More generally, the scandal has loomed large across the rest of Radio 1′s output. For most of the summer, the station’s news and current affairs juggernauts, such as Morning Ireland, Today with Claire Byrne and Liveline, grappled with ongoing revelations of profligate executive spending in the cash-strapped network. At the same time, star presenters such as Byrne and Joe Duffy awkwardly acknowledged they were represented by Noel Kelly, the agent who negotiated Tubridy’s problematic pay package.


It’s a tribute to the professionalism of RTÉ personnel that the likes of Byrne and the Drivetime hosts, Sarah McInerney and Cormac Ó hEadhra, reported on the affair with masochistic rigour, to the point that the world beyond Montrose could fade from view.

Audiences stayed loyal to Radio 1. The Nine O’Clock Show also boosted its listenership: Tubridy wasn’t necessarily the gold-plated asset his salary suggested

Elsewhere, Brendan O’Connor bolstered his ratings by interviewing A-list guests such as Arnold Schwarzenegger, while hardy perennials such as The Business and Playback added to the resilient weekend schedule.

All this may explain why audiences stayed loyal to Radio 1, even as licence-fee receipts dropped by millions of euro in response to the payments controversy. Not only were there ratings increases for the likes of Byrne and, in her first year at the station, Louise Duffy, but The Nine O’Clock Show also boosted its listenership: Tubridy wasn’t necessarily the gold-plated asset his salary suggested. The only disappointment is that management hasn’t used the opportunity of an RTÉ in flux to shake up, or at least refresh, Radio 1’s schedule, maybe by reimagining the midmorning roster or giving arts shows such as Arena more prominence.

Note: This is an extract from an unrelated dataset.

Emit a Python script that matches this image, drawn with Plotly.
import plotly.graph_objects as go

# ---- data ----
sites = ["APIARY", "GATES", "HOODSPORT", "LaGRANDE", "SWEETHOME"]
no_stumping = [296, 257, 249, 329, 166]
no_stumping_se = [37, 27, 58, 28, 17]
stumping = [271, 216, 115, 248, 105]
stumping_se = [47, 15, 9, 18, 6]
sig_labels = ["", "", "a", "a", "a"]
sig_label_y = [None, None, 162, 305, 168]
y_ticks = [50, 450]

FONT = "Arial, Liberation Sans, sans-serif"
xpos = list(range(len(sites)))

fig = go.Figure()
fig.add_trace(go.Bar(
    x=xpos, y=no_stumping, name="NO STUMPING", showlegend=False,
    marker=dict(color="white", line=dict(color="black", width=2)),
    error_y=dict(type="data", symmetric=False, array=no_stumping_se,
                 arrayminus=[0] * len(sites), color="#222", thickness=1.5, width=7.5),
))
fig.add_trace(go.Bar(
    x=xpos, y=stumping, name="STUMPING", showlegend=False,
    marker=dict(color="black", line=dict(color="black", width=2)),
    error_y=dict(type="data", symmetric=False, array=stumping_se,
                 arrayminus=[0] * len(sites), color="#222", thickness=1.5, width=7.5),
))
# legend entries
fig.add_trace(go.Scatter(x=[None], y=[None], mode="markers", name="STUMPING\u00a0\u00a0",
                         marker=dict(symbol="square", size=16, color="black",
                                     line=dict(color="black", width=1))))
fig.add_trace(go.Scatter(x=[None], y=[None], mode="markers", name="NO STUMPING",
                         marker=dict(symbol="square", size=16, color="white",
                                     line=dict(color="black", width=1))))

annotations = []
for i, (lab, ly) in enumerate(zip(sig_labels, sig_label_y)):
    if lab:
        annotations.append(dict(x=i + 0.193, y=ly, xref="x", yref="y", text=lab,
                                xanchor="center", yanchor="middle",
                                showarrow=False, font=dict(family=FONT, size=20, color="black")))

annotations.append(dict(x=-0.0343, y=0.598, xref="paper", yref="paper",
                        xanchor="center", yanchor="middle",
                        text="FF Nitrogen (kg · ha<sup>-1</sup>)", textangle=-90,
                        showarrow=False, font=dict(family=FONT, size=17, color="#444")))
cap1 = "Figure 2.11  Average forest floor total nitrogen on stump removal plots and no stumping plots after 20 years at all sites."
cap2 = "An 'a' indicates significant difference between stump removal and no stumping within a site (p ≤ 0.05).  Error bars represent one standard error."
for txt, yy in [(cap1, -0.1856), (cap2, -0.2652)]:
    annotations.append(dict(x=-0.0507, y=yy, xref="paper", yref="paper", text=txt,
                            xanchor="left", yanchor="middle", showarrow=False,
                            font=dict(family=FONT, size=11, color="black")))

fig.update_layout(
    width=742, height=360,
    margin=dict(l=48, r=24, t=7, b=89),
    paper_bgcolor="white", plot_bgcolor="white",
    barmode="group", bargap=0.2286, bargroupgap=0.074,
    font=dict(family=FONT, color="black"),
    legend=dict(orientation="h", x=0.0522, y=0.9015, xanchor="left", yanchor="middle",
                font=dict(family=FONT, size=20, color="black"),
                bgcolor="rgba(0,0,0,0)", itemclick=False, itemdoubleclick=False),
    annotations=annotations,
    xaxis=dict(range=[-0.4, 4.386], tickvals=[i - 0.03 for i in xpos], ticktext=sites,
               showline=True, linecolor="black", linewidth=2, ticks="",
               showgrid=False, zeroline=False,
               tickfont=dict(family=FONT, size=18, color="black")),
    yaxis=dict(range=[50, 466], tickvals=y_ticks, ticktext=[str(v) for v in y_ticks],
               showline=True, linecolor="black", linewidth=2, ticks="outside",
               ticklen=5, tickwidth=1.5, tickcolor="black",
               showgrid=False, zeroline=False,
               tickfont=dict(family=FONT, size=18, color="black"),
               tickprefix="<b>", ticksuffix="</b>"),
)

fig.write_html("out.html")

But while Tubridy has exited the network that nurtured his entire career to sail off into a new morning show on Virgin Radio UK – a programme to be simulcast on Rupert Murdoch-controlled Irish stations such as Dublin’s Q102 and Cork’s 96FM from January – his erstwhile colleagues continue bailing water frantically to prevent RTÉ’s stations from listing.

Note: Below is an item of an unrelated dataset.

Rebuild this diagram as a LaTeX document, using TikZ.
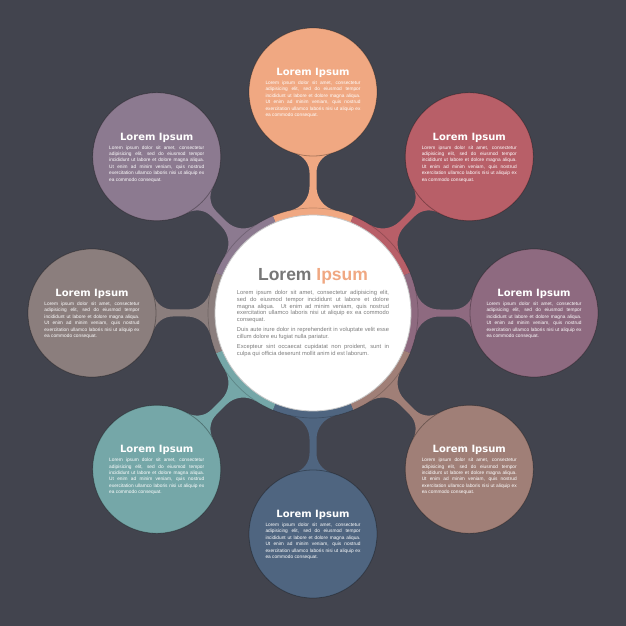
\documentclass[tikz,border=0pt]{standalone}
\usepackage{fontspec}
\newfontfamily\headfont{DejaVu Sans}
\newfontfamily\bodyfont{Liberation Sans}
\definecolor{bg}{HTML}{42444E}
\definecolor{cA}{HTML}{F0A882}
\definecolor{cB}{HTML}{B85F68}
\definecolor{cC}{HTML}{8E6A80}
\definecolor{cD}{HTML}{A07F77}
\definecolor{cE}{HTML}{4F6580}
\definecolor{cF}{HTML}{75A7A8}
\definecolor{cG}{HTML}{8B7E7D}
\definecolor{cH}{HTML}{8C7A90}
\definecolor{tgray}{HTML}{777777}
\definecolor{bgray}{HTML}{7C7C7C}
\newcommand{\tightpar}{\hyphenpenalty=10000\relax\tolerance=10000\relax}
\newcommand{\obody}{Lorem ipsum dolor sit amet, consectetur\linebreak adipisicing elit, sed do eiusmod tempor\linebreak incididunt ut labore et dolore magna aliqua.\linebreak Ut enim ad minim veniam, quis nostrud\linebreak exercitation ullamco laboris nisi ut aliquip ex\linebreak ea commodo consequat.}
\newcommand{\cbody}{\setlength{\parskip}{3.6pt}Lorem ipsum dolor sit amet, consectetur adipisicing elit,\linebreak sed do eiusmod tempor incididunt ut labore et dolore\linebreak magna aliqua. Ut enim ad minim veniam, quis nostrud\linebreak exercitation ullamco laboris nisi ut aliquip ex ea commodo\linebreak consequat.\par Duis aute irure dolor in reprehenderit in voluptate velit esse\linebreak cillum dolore eu fugiat nulla pariatur.\par Excepteur sint occaecat cupidatat non proident, sunt in\linebreak culpa qui officia deserunt mollit anim id est laborum.}
\tikzset{
  outer/.style={circle, minimum size=128pt, inner sep=0, draw=black, draw opacity=0.3, line width=0.8pt},
  otitle/.style={anchor=base, inner sep=0, text=white, font=\headfont\bfseries\fontsize{10}{12}\selectfont},
  otext/.style={anchor=north, inner sep=0, text width=95pt, align=justify, text=white,
    font=\bodyfont\fontsize{4.8}{6.4}\selectfont\tightpar},
  hubstyle/.style={circle, minimum size=196pt, inner sep=0, fill=white, draw=black!22, line width=0.8pt},
  ctitle/.style={anchor=base, inner sep=0, font=\bodyfont\bfseries\fontsize{17.5}{20}\selectfont},
  ctext/.style={anchor=north, inner sep=0, text width=152pt, align=justify, text=bgray,
    font=\bodyfont\fontsize{5.75}{6.7}\selectfont\tightpar},
}
\begin{document}
\begin{tikzpicture}[x=1pt,y=1pt]
\useasboundingbox (-313,-313) rectangle (313,313);
\fill[bg] (-313,-313) rectangle (313,313);
% stems
\foreach \a/\c in {90/cA,45/cB,0/cC,-45/cD,-90/cE,-135/cF,180/cG,135/cH}{
  \begin{scope}[rotate=\a]
    \fill[\c] (102.58,-22.38) arc[start angle=167.68, end angle=90, radius=24]
      -- (140.35,-3.5) arc[start angle=90, end angle=16.26, radius=20]
      -- (180,0) -- (159.55,17.90) arc[start angle=-16.26, end angle=-90, radius=20]
      -- (126.03,3.5) arc[start angle=-90, end angle=-167.68, radius=24]
      -- (92,0) -- cycle;
  \end{scope}
}
% ring segments
\foreach \a/\c in {90/cA,45/cB,0/cC,-45/cD,-90/cE,-135/cF,180/cG,135/cH}{
  \fill[\c] (0,0) -- (\a-22.5:105) arc[start angle=\a-22.5, end angle=\a+22.5, radius=105] -- cycle;
}
\draw[black, opacity=0.2, line width=0.7pt] (0,0) circle[radius=105];
% outer circles
\foreach \a/\c/\n in {90/cA/a,45/cB/b,0/cC/c,-45/cD/d,-90/cE/e,-135/cF/f,180/cG/g,135/cH/h}{
  \node[outer, fill=\c] (o\n) at (\a:221) {};
  \node[otitle] (t\n) at ([yshift=16.65pt]o\n.center) {Lorem Ipsum};
  \node[otext] (b\n) at ([yshift=11.25pt]o\n.center) {\obody};
}
% hub
\node[hubstyle] (hub) at (0,0) {};
\node[ctitle] (hubtitle) at ([yshift=32.2pt]hub.center) {\textcolor{tgray}{Lorem} \textcolor{cA}{Ipsum}};
\node[ctext] (hubtext) at ([yshift=22.7pt]hub.center) {\cbody};
\end{tikzpicture}
\end{document}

It’s working so far: 2FM and Lyric FM have also grown their numbers in difficult circumstances, even though online stations such as Radio 1 Extra, 2XM and Pulse are be scrapped. But as a long-term strategy, scrambling below deck to patch up possibly irreparable damage is hardly feasible.

Still, at 2FM in particular, the station’s big names performed well, with the rural cowboy arrivistes the 2 Johnnies turning the corner – or doing a screeching handbrake turn – to become the station’s most popular presenters, vindicating last year’s initially bumpy decision to recruit the podcasters. Along with a similarly strong showing from the 2FM Breakfast crew, such figures may consolidate the channel’s position in the face of periodic calls to sell it off.

It was a landmark year for 2FM in other ways, too, with the station stalwart Dave Fanning finally saying goodbye to his radio home of 44 years (though he can still be regularly heard elsewhere), leaving the likes of Jenny Greene and Dan Hegarty as the main musical torchbearers.

Even so, the year’s strongest-performing music-oriented station was Today FM. Dave Moore made the transition from half of the Dermot & Dave double act (following Dermot Whelan’s retirement from radio) to successful solo presenter, overtaking the ever-upbeat Ian Dempsey as the station’s top draw. Excepting Matt Cooper’s durable magazine show The Last Word, Today FM’s diet of lifestyle chats and buzzy pop is deeply conventional: it’s a formula successfully replicated on regional channels such as Spin 1038 in Dublin and Red FM in Cork, plus nationally on Ireland’s Classic Hits Radio. But as long as it works for the Bauer Media-owned station, there’s no reason to change course, particularly when its State-owned rival 2FM faces uncertainty.

Even in an era of change, with upheavals in domestic media and patterns of audio consumption inexorably shifting into the online realm, a seasoned veteran with a steady hand on the tiller can still flourish. More than half a century since he started out on the wireless, and a decade since he jumped ship from RTÉ to Newstalk, Pat Kenny underlined his enduring nous as a broadcaster with the highest ratings of his commercial-radio career. It’s a tribute to Kenny’s signature style, blending forensic news analysis, endless displays of esoteric knowledge and idiosyncratic bugbears, which of late have included widespread cocaine consumption in Ireland and the rise of artificial intelligence.

His success is repeated across Newstalk (also owned by Bauer Media), with Andrea Gilligan’s listener-led Lunchtime Live benefiting from her candour – she spoke openly about online harassment – while Seán Moncrieff’s entertaining afternoon show looks in danger of shedding cult status in favour of mainstream success.

But Kenny’s performance remains perhaps the most telling bellwether. When he sensationally joined Newstalk in 2013, commercial-radio waters appeared choppy beside the apparent security of RTÉ, then still awash with gilt-edged pay packets, even in the postcrash period. Ten years on, what seemed like a counterintuitive gambit now looks like a smart move, as RTÉ tussles with an existential crisis. That the now permagrinning Tubridy is taking a similar career path, albeit in vastly more contentious circumstances, must be a particularly galling twist for his onetime peers left stranded at RTÉ. Events, eh?